■ Information provided ■
┌──

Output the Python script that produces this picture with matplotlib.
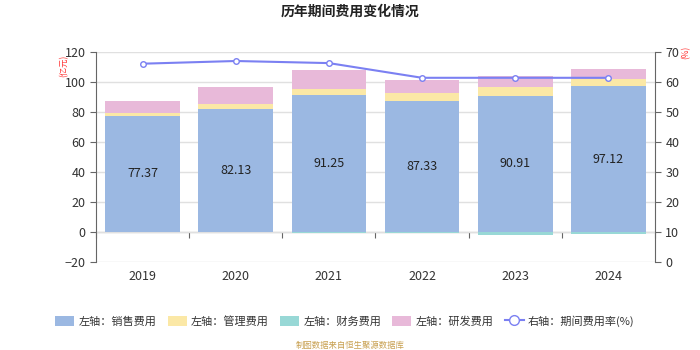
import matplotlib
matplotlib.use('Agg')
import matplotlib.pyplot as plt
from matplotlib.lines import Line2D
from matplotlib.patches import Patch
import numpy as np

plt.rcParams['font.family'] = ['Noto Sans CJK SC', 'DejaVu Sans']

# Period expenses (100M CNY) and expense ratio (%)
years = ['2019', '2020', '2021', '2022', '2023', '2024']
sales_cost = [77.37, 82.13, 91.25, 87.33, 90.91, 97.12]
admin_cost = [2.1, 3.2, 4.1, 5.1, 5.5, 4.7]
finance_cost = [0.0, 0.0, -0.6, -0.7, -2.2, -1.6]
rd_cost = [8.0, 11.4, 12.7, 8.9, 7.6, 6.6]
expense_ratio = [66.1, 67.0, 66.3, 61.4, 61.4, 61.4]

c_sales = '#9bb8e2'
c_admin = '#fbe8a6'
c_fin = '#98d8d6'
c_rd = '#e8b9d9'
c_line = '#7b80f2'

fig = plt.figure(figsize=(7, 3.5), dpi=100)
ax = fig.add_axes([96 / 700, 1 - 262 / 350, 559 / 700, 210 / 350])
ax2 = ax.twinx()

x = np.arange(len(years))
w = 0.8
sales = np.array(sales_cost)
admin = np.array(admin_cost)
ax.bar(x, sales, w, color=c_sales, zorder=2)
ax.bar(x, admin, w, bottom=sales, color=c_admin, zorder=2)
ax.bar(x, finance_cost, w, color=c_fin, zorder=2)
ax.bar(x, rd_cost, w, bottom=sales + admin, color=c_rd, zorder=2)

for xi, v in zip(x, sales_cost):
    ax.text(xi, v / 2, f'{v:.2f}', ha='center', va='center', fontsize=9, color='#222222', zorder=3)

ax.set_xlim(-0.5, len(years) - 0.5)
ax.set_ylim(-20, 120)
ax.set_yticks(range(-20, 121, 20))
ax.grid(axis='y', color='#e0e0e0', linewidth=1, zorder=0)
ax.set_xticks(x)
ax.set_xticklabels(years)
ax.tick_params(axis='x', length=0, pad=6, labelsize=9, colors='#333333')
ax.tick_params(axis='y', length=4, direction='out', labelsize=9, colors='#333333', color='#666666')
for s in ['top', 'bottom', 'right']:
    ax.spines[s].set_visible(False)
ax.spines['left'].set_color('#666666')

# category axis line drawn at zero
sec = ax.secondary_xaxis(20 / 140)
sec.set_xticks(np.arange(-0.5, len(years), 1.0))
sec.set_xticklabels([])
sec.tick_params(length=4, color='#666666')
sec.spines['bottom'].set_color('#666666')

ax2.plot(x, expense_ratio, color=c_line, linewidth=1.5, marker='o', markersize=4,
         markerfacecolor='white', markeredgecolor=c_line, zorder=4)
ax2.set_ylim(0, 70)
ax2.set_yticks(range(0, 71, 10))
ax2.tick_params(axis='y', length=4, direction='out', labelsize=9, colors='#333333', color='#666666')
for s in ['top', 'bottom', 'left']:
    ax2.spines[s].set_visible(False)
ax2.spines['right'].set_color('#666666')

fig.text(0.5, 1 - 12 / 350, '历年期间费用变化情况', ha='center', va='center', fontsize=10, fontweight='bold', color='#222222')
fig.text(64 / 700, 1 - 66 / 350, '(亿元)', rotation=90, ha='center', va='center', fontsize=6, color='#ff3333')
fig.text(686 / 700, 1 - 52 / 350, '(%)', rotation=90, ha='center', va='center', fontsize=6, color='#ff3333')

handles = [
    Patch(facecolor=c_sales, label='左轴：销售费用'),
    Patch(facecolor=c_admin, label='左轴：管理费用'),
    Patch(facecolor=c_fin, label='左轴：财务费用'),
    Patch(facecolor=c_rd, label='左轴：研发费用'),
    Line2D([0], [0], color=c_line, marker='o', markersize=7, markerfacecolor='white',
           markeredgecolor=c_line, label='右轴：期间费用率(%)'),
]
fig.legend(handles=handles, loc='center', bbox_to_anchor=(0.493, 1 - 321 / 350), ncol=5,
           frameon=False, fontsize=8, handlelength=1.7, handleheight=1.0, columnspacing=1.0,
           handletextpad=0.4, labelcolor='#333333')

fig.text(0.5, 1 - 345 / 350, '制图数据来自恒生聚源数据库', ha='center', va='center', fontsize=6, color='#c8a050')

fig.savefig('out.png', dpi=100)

└──

■ What you should do ■
Copy out every line from the material above in which the word "matplotlib" appears.

■ Complete response ■
Output the Python script that produces this picture with matplotlib.
import matplotlib
matplotlib.use('Agg')
import matplotlib.pyplot as plt
from matplotlib.lines import Line2D
from matplotlib.patches import Patch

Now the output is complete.